Bien que le jeu des pronostics soit rendu particulièrement difficile cette année, le géographe Laurent Chalard dresse les tendances électorales en Île-de-France.

Isoloir / © Clémentine Gallot

 

Laurent Chalard, géographe

A moins de deux mois des élections présidentielles, malgré la persistance d’une plus grande incertitude que par le passé du fait de l’affaire Pénélope Fillon, de l’émergence d’un candidat centriste qui pourrait faire un score inédit, et d’une plus forte volatilité de l’électorat, il est néanmoins possible de tenter de dessiner à quoi pourrait ressembler la géographie électorale de la région Île-de-France au soir du premier tour, étant donné l’existence d’une certaine inertie dans les profils de vote des territoires.

La ville-centre de Paris, qui se caractérise par un vote de plus en plus à gauche depuis les années 1990 devrait, sans surprise, de nouveau reporter ses voix vers des candidats de gauche, mais probablement beaucoup plus vers Emmanuel Macron, dont le programme libéral-libertaire correspond pleinement aux élites mondialisées très présentes dans la capitale, que vers Benoît Hamon, qui incarne un socialisme plus étatique, plus susceptible de séduire les petits fonctionnaires, moins représentés dans Paris intra-muros.

Dans les banlieues « chics » de l’ouest et du sud parisien, principalement concentrées dans les Hauts-de-Seine, les Yvelines et l’Essonne, ainsi que dans « l’espace périurbain choisi », le candidat de droite du parti des Républicains devrait faire son meilleur score, car ces communes concentrent les retraités aisés et la bourgeoisie catholique traditionnelle, qui constituent son socle électoral.

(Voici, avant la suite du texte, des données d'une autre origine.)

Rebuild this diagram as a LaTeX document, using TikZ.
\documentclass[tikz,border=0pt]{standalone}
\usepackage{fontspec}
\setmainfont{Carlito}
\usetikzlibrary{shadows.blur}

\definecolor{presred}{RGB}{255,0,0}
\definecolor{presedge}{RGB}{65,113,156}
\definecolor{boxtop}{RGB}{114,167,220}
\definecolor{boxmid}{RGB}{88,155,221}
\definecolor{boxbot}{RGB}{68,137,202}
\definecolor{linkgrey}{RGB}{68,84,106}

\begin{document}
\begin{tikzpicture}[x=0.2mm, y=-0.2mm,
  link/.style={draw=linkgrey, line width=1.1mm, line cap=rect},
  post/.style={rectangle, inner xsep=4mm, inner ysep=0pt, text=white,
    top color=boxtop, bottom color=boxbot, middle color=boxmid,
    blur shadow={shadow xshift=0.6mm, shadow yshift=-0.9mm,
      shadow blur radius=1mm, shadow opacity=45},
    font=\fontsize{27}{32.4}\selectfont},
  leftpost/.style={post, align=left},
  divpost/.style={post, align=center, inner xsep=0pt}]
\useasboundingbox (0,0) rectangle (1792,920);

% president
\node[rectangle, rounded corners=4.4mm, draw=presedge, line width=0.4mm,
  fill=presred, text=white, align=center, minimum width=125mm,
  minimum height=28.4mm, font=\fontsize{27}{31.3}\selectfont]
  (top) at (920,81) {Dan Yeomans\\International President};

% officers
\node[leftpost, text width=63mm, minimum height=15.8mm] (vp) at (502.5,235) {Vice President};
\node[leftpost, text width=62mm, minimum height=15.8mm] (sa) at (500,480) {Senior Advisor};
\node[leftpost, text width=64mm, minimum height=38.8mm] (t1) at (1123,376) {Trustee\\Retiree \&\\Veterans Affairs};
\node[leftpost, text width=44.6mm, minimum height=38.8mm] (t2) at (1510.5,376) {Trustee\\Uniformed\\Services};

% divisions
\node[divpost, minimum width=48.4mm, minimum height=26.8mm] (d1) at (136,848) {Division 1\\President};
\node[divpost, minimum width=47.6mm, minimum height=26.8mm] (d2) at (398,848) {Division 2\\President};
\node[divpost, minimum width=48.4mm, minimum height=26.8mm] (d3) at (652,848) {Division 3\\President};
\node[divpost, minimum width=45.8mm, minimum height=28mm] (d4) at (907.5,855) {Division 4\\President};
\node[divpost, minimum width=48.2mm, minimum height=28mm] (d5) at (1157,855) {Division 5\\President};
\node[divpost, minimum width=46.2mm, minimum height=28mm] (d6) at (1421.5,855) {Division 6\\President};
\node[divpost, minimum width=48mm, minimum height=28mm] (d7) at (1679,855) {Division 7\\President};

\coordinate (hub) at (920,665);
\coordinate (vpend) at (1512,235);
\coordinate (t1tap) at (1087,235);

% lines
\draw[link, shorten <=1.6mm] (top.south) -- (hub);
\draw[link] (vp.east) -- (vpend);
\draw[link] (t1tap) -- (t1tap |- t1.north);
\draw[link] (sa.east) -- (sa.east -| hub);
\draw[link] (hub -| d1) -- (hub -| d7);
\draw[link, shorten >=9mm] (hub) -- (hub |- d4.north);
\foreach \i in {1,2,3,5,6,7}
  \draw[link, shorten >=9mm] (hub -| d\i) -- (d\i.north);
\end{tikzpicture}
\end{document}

Cependant, le candidat du centre-gauche, Emmanuel Macron pourrait faire une percée, en particulier dans les communes de proche couronne limitrophes de Paris, où son discours pourrait séduire les jeunes cadres sans enfants, bien insérés dans la mondialisation et moins à cheval sur les traditions que leurs aînés, qui y sont surreprésentés.

Dans le reste de la banlieue (principalement la Seine-Saint-Denis, le Val-de-Marne et le Val-d’Oise), qu’elle soit socialement mélangée ou « populaire », la gauche est traditionnellement dominante aux élections nationales, que ce soit le parti socialiste ou l’extrême-gauche, héritage de la « banlieue rouge ». En conséquence, il y a de fortes chances pour que les candidats Benoît Hamon, bien implanté en banlieue, et Jean-Luc-Mélenchon y fassent leurs meilleurs scores, d’autant qu’ils sont bien perçus par les Français d’origine étrangère, dont le poids dans l’électorat de ces communes s’accroît d’année en année. Cependant, il convient aussi de garder en tête la traditionnelle forte abstention dans ces territoires, faisant bien souvent des abstentionnistes le premier « parti ».

Un vote FN dans le périurbain subi

Enfin, dans l’espace périurbain subi, qui correspond à une large partie de la Seine-et-Marne et aux franges rurales de l’Essonne et du Val-d’Oise, les forts taux de vote pour le Front National devraient s’accentuer, étant donné la montée globale du vote d’extrême droite sur l’ensemble du territoire national. En effet, ces territoires concentrent les populations d’ouvriers et d’employés d’origine européenne qui ont du mal à joindre les deux bouts et qui ont, bien souvent, fui la mixité ethnique des quartiers populaires de banlieue du fait d’un rapport conflictuel avec les nouveaux arrivants. Le discours de Marine Le Pen y prend donc très facilement.

En définitive, la géographie électorale de la région Île-de-France ne devrait pas être grandement chamboulée, la seule principale interrogation concernant la géographie du vote pour Emmanuel Macron, qui dépendra beaucoup des performances du candidat de droite.